EXIA: Trusted Transitions for Enclaves via External-Input Attestation
Zhen Huang
Network and Distributed System Security (NDSS) Symposium 2026 · Day 2 · Systems Security
This talk presents **EXIA (External-Input Attestation)**, a lightweight framework that extends trusted execution environment (TEE) security guarantees from launch-time to runtime by measuring all external inputs to an enclave.
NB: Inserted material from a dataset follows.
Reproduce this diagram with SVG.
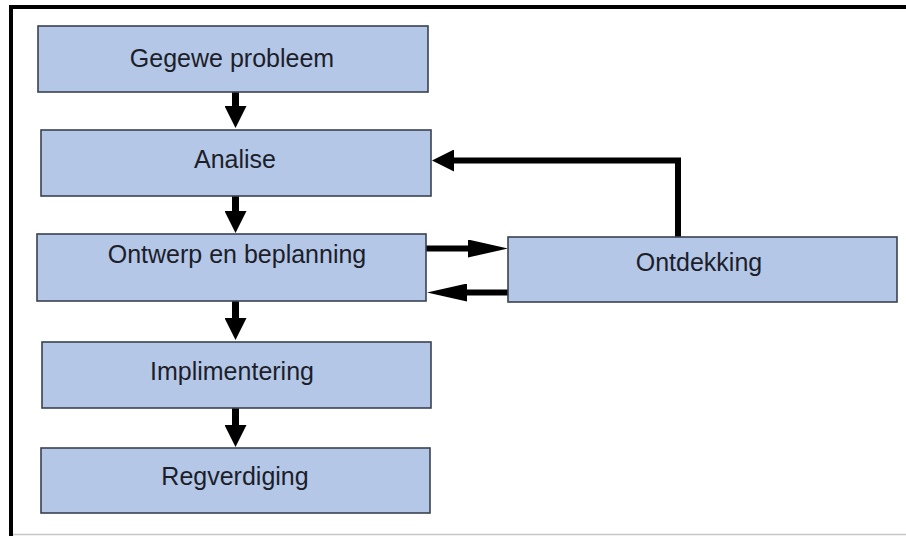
<svg xmlns="http://www.w3.org/2000/svg" width="906" height="536" viewBox="0 0 906 536">
  <style>
    .box rect { fill: #b4c7e7; stroke: #3a4150; stroke-width: 1.6; }
    .box text { font-family: "Liberation Sans", Arial, sans-serif; font-size: 25px; fill: #1c1e2a; text-anchor: middle; }
    .conn path { fill: none; stroke: #000; stroke-width: 7; }
    .thin path { stroke-width: 6; }
  </style>
  <defs>
    <marker id="head" viewBox="0 0 22 22" markerWidth="22" markerHeight="22" refX="2" refY="11" orient="auto" markerUnits="userSpaceOnUse">
      <path d="M0,0 L22,11 L0,22 Z" fill="#000"/>
    </marker>
    <marker id="headLong" viewBox="0 0 40 18" markerWidth="40" markerHeight="18" refX="2" refY="9" orient="auto" markerUnits="userSpaceOnUse">
      <path d="M0,0 L40,9 L0,18 Z" fill="#000"/>
    </marker>
  </defs>

  <rect width="906" height="536" fill="#fff"/>

  <!-- frame -->
  <path d="M9,7 H906" stroke="#000" stroke-width="4"/>
  <path d="M11,5 V536" stroke="#000" stroke-width="4"/>
  <path d="M13,534.5 H906" stroke="#c6c6c6" stroke-width="1.5"/>

  <!-- connectors -->
  <g class="conn" id="connectors">
    <path d="M235.5,92 V108" marker-end="url(#head)"/>
    <path d="M235.5,196 V213" marker-end="url(#head)"/>
    <path d="M235.5,301 V320" marker-end="url(#head)"/>
    <path d="M235.5,408 V427" marker-end="url(#head)"/>
    <g class="thin">
      <path d="M426,248.5 H470" marker-end="url(#headLong)"/>
      <path d="M508,292.5 H465" marker-end="url(#headLong)"/>
      <path d="M678,237 V160.5 H452" marker-end="url(#head)"/>
    </g>
  </g>

  <!-- nodes -->
  <g class="box" id="gegewe-probleem">
    <rect x="38" y="26" width="390" height="66"/>
    <text x="232" y="67">Gegewe probleem</text>
  </g>
  <g class="box" id="analise">
    <rect x="41" y="130" width="390" height="66"/>
    <text x="235" y="168">Analise</text>
  </g>
  <g class="box" id="ontwerp">
    <rect x="37" y="234" width="389" height="67"/>
    <text x="237" y="263">Ontwerp en beplanning</text>
  </g>
  <g class="box" id="implimentering">
    <rect x="42" y="342" width="389" height="66"/>
    <text x="232" y="380">Implimentering</text>
  </g>
  <g class="box" id="regverdiging">
    <rect x="41" y="448" width="389" height="65"/>
    <text x="235" y="485">Regverdiging</text>
  </g>
  <g class="box" id="ontdekking">
    <rect x="508" y="237" width="389" height="65"/>
    <text x="699" y="271">Ontdekking</text>
  </g>
</svg>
Rather than attempting to track complex internal control flows or data flows -- which requires massive pre-computed evidence databases -- EXIA focuses exclusively on **monitoring all writes to the enclave from external sources**. By cryptographically chaining every input measurement, the system converts runtime integrity attacks (memory corruption, control-flow hijacking, data-only attacks) from silent exploitation into **detectable verification failures**.
AI review
A well-designed framework that extends TEE attestation from launch-time to runtime by measuring all external inputs instead of tracking internal control flows. The insight that monitoring enclave inputs is sufficient for runtime integrity is sound, and the 2.4% overhead is practical. However, this is defensive infrastructure work -- no new attacks, no exploitation techniques -- and the proxy presentation limits technical depth. The RISC-V implementation lacking interrupt support is a notable limitation.